"Do you not remember that he denounced Desnoyers, the architect of Mont Saint-Michel, as a clerical?"
"I have seen," said Hubert, "his restorations, and they are admirable. When the years will have covered the too fresh richness with its patina, they will be masterpieces marvelously harmonizing with the architectural creations of ancient time. But I believe that it is just because he is a believer that he was able to reconstitute, as much by love as by science, such superb testimonies of a Christian epoch. What would you, a Maecenas was needed and they got a pedant!"
At this moment, Moscowitch found himself face to face with Entragues. The Russian knitted his eyebrows, but a smile, at the same instant, extenuated it:
"My dear, for the moment I renounce my dramatic projects. This damp winter is unfavorable to me, and I am going to pass a few months in the south. Thanks for all your excellent advice. They have helped me beyond your hopes."

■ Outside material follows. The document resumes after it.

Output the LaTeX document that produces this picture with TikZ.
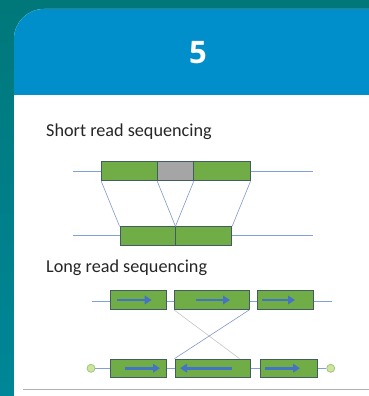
\documentclass[tikz,border=0pt]{standalone}
\usepackage{fontspec}
\setmainfont{Carlito}
\newfontfamily\numfont{Open Sans}
\usetikzlibrary{arrows.meta,calc}
\definecolor{bgtop}{RGB}{0,120,122}
\definecolor{bgbot}{RGB}{0,134,152}
\definecolor{hdrblue}{RGB}{0,143,202}
\definecolor{boxgreen}{RGB}{112,173,71}
\definecolor{boxedge}{RGB}{66,92,96}
\definecolor{boxgray}{RGB}{165,165,165}
\definecolor{lineblue}{RGB}{130,160,218}
\definecolor{arrowblue}{RGB}{68,114,196}
\definecolor{endfill}{RGB}{205,228,160}
\definecolor{enddraw}{RGB}{160,200,120}
\definecolor{sepgray}{RGB}{178,178,178}
\tikzset{
  x=1pt,y=1pt,
  gbox/.style={rectangle,draw=boxedge,fill=boxgreen,line width=0.9pt,inner sep=0pt,minimum height=#1},
  gbox/.default=19pt,
  track/.style={draw=lineblue,line width=1pt},
  link/.style={draw=lineblue!80!gray,line width=0.6pt},
  dirarrow/.style={draw=arrowblue,line width=2.7pt,-{Triangle[length=7pt,width=8.5pt]}},
  endcap/.style={circle,draw=enddraw,fill=endfill,line width=0.8pt,minimum size=8pt,inner sep=0pt},
  label/.style={anchor=base west,inner sep=0pt,font=\fontsize{18.2}{20}\selectfont,text=black!85}
}
\begin{document}
\begin{tikzpicture}
\useasboundingbox (0,0) rectangle (369,-396);
\clip (0,0) rectangle (369,-396);
% background
\shade[top color=bgtop,bottom color=bgbot] (0,0) rectangle (369,-396);
% card
\fill[white,rounded corners=30pt] (14,-9) rectangle (400,-430);
\begin{scope}
\clip[rounded corners=30pt] (14,-9) rectangle (400,-430);
\fill[hdrblue] (14,-9) rectangle (400,-95);
\end{scope}
\node[text=white,font=\numfont\bfseries\fontsize{31}{33}\selectfont] (num) at (198,-53) {5};

% ---------- Short read ----------
\node[label] (t1) at (46,-136.5) {Short read sequencing};
\coordinate (sl) at (73,-171.3);
\coordinate (sr) at (313,-171.3);
\draw[track] (sl) -- (sr);
\node[gbox,minimum width=56pt] (s1) at (129.7,-171.3) {};
\node[gbox,fill=boxgray,minimum width=35.6pt] (sg) at (175.5,-171.3) {};
\node[gbox,minimum width=56.7pt] (s3) at (221.7,-171.3) {};
\coordinate (bl) at (73,-235.9);
\coordinate (br) at (313,-235.9);
\draw[track] (bl) -- (br);
\node[gbox=18.3pt,minimum width=55pt] (b1) at (147.5,-235.9) {};
\node[gbox=18.3pt,minimum width=56.7pt] (b2) at (203.35,-235.9) {};
\draw[link] (s1.south west) -- (b1.north west);
\draw[link] (sg.south west) -- (b1.north east);
\draw[link] (sg.south east) -- (b1.north east);
\draw[link] (s3.south east) -- (b2.north east);

% ---------- Long read ----------
\node[label] (t2) at (46,-272.5) {Long read sequencing};
\coordinate (tl) at (91.7,-301);
\coordinate (tr) at (331.7,-301);
\draw[track] (tl) -- (tr);
\node[gbox=18.6pt,minimum width=56.7pt] (A) at (138.3,-300) {};
\node[gbox=18.6pt,minimum width=74.7pt] (B) at (211.7,-300) {};
\node[gbox=18.6pt,minimum width=56pt] (C) at (285.3,-300) {};
\node[endcap] (e1) at (91,-368.3) {};
\node[endcap] (e2) at (330.7,-368.3) {};
\draw[track] (e1) -- (e2);
\node[gbox=18.3pt,minimum width=56pt] (D) at (138.7,-368.2) {};
\node[gbox=18.3pt,minimum width=75pt] (E) at (212.5,-368.2) {};
\node[gbox=18.3pt,minimum width=56.6pt] (F) at (289,-368.2) {};
% crossing links
\draw[link,draw=gray!45] (B.south west) -- ([xshift=-11pt]E.north east);
\draw[link] (B.south east) -- (E.north west);
% direction arrows
\draw[dirarrow] ([xshift=-21.6pt]A.center) -- ([xshift=13.4pt]A.center);
\draw[dirarrow] ([xshift=-16pt]B.center) -- ([xshift=18.3pt]B.center);
\draw[dirarrow] ([xshift=-23pt]C.center) -- ([xshift=9.7pt]C.center);
\draw[dirarrow] ([xshift=-13.7pt]D.center) -- ([xshift=21.3pt]D.center);
\draw[dirarrow] ([xshift=19.5pt]E.center) -- ([xshift=-32.5pt]E.center);
\draw[dirarrow] ([xshift=-24pt]F.center) -- ([xshift=11pt]F.center);

% separator
\coordinate (p1) at (23,-389.3);
\coordinate (p2) at (369,-389.3);
\draw[sepgray,line width=1pt] (p1) -- (p2);
\end{tikzpicture}
\end{document}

This tone of haughty irony displeased Entragues, who answered:
"Take care, Monsieur. Are you so sure of being at such a stage where absence cannot injure you? Do you leave with the certainty of receiving letters of recall? Think that more than another I am interested in a denouement to which I have not been a stranger. Calixte, my friend, give Monsieur Moscowitch a commentary of the thirty-fourth chapter of Stendhal. Madame Magne, I think, has a word to tell me, and I am going to her."

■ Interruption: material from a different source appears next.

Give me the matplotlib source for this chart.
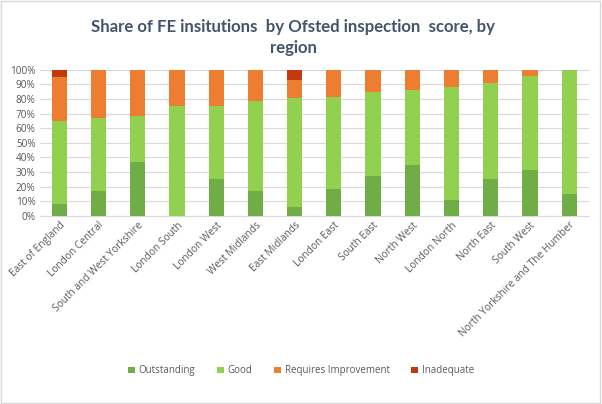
import numpy as np
import matplotlib.pyplot as plt
from matplotlib.patches import Rectangle
from matplotlib.ticker import PercentFormatter

regions = ['East of England', 'London Central', 'South and West Yorkshire',
           'London South', 'London West', 'West Midlands', 'East Midlands',
           'London East', 'South East', 'North West', 'London North',
           'North East', 'South West', 'North Yorkshire and The Humber']

# shares in %
outstanding = [8, 16.7, 36.8, 0, 25, 16.7, 6.3, 18, 27, 34.5, 11, 25, 31.5, 15]
good = [57, 50, 31.6, 75, 50, 62.3, 74.7, 63.5, 57.5, 51.8, 77.6, 66.3, 64.5, 85]
requires_improvement = [30.4, 33.3, 31.6, 25, 25, 21, 12.2, 18.5, 15.5, 13.7, 11.4, 8.7, 4, 0]
inadequate = [4.6, 0, 0, 0, 0, 0, 6.8, 0, 0, 0, 0, 0, 0, 0]

series = [('Outstanding', outstanding, '#70AD47'),
          ('Good', good, '#92D050'),
          ('Requires Improvement', requires_improvement, '#ED7D31'),
          ('Inadequate', inadequate, '#C4390C')]

fig = plt.figure(figsize=(6.02, 4.04), dpi=100)
ax = fig.add_axes([0.066, 0.466, 0.912, 0.361])

x = np.arange(len(regions))
bottom = np.zeros(len(regions))
for name, vals, col in series:
    vals = np.array(vals)
    ax.bar(x, vals, 0.39, bottom=bottom, color=col, label=name, zorder=3)
    bottom += vals

ax.set_xlim(-0.5, len(regions) - 0.5)
ax.set_ylim(0, 100)
ax.set_yticks(np.arange(0, 101, 10))
ax.yaxis.set_major_formatter(PercentFormatter(decimals=0))
ax.grid(axis='y', color='#D9D9D9', linewidth=0.8, zorder=0)
for s in ['top', 'right', 'left']:
    ax.spines[s].set_visible(False)
ax.spines['bottom'].set_color('#D9D9D9')
ax.tick_params(length=0, colors='#595959', labelsize=7.2, pad=3)
ax.set_xticks(x)
ax.set_xticklabels(regions, rotation=45, ha='right', rotation_mode='anchor',
                   fontfamily='Open Sans', fontsize=7.3, color='#595959')
for lab in ax.get_yticklabels():
    lab.set_fontfamily('Open Sans')

fig.text(0.487, 0.907, 'Share of FE insitutions  by Ofsted inspection  score, by\nregion',
         ha='center', va='center', fontsize=12.1, fontweight='bold',
         color='#44546A', fontfamily='Lato', linespacing=1.37)

ax.legend(loc='center', bbox_to_anchor=(0.5, 0.082), bbox_transform=fig.transFigure,
          ncol=4, frameon=False, handlelength=0.7, handleheight=0.7,
          handletextpad=0.4, columnspacing=2.2, labelcolor='#595959',
          prop={'family': 'Open Sans', 'size': 7})

fig.patches.append(Rectangle((0.002, 0.003), 0.995, 0.994, transform=fig.transFigure,
                             fill=False, edgecolor='#D9D9D9', linewidth=1))

fig.savefig('out.png', dpi=100)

He had perceived Sixtine visibly bored by some fool's compliments.
"At least," he thought, "she will be thankful to me for having delivered her."

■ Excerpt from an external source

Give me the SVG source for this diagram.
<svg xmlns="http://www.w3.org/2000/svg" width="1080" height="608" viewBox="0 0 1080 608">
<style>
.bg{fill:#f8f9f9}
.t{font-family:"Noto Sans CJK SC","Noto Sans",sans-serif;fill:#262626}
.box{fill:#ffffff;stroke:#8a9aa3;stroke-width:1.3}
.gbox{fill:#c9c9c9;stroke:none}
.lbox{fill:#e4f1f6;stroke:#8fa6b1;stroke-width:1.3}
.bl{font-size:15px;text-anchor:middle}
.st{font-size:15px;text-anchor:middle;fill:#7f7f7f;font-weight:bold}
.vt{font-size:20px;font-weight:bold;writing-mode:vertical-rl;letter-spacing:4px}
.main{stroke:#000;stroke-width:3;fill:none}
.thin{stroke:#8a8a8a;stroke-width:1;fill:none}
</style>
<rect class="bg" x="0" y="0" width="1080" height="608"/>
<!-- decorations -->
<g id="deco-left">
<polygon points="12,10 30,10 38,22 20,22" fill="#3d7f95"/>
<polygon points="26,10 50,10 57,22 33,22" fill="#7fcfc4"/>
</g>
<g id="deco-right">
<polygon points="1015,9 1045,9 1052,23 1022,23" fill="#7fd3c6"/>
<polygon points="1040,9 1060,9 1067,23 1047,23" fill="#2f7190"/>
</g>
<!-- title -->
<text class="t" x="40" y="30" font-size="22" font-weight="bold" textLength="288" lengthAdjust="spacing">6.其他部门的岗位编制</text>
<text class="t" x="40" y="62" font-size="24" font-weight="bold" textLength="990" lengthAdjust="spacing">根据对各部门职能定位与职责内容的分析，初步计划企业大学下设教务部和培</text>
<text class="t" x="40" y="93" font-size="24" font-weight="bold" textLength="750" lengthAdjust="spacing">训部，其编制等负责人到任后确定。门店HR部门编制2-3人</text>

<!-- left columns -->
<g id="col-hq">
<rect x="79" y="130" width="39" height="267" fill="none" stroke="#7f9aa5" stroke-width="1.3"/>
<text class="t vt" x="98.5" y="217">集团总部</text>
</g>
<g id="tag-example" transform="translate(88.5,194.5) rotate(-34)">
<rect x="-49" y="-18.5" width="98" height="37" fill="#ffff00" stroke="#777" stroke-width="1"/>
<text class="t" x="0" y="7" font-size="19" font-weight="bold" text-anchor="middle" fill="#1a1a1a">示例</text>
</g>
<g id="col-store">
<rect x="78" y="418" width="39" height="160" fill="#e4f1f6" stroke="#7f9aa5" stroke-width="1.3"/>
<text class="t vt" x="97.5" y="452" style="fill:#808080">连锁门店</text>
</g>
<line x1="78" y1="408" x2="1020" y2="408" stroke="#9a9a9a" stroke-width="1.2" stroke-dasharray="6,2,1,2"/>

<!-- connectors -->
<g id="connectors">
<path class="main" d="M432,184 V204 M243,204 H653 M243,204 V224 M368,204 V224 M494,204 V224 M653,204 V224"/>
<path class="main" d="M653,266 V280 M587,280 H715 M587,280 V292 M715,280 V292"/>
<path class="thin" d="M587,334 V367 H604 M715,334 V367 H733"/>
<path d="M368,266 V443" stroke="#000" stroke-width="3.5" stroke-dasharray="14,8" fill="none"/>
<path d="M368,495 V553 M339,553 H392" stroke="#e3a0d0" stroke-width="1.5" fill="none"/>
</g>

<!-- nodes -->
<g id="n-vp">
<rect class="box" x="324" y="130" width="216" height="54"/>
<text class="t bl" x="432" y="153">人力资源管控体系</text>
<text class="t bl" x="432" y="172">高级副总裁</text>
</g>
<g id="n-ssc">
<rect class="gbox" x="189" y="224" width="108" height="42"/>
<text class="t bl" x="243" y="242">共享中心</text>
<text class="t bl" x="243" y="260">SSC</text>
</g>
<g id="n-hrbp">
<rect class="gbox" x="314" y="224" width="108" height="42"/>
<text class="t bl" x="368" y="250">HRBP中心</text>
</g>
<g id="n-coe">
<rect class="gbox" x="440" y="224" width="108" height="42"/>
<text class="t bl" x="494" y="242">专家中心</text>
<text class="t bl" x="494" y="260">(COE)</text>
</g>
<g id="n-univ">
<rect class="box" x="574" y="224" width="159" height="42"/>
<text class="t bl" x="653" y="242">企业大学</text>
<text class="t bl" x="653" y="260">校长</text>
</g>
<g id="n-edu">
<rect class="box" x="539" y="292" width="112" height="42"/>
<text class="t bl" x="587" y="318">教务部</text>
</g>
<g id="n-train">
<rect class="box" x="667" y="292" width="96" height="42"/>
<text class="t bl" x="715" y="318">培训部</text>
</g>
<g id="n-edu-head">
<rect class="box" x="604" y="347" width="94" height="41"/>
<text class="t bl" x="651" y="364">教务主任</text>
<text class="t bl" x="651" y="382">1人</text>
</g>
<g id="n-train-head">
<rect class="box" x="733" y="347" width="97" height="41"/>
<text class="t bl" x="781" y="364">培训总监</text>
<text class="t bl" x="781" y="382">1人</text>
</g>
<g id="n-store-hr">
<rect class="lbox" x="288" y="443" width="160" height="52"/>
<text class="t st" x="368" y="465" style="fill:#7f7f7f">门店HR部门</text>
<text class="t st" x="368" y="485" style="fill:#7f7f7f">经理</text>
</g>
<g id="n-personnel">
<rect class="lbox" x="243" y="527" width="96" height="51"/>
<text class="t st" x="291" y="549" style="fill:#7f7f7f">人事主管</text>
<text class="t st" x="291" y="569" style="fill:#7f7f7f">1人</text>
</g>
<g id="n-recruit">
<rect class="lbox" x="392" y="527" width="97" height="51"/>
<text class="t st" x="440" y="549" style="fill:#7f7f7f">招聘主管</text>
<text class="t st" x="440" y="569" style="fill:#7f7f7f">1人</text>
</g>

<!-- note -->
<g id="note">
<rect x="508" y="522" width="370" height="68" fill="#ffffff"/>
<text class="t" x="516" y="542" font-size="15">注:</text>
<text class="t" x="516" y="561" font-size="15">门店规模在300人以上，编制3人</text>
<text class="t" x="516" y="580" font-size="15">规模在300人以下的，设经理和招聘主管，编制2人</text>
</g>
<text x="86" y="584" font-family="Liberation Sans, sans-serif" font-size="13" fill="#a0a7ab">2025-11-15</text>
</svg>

Moscowitch patiently listened to Calixte whose amusing discourse on discretion yet seemed to him a contrived raillery. During this torture, Hubert sought to resume his interrupted talk with Sixtine. But she was distracted and almost meditative. Hubert related to her the poetry of his desire and she gazed at him, without having the air of understanding. Playing with her dance card, she said:
"You have not even had the idea of putting your name here and I am no longer free. Those who have requested to dance with me will come, each in proper turn, to claim the promised minutes, and, you see, it is full."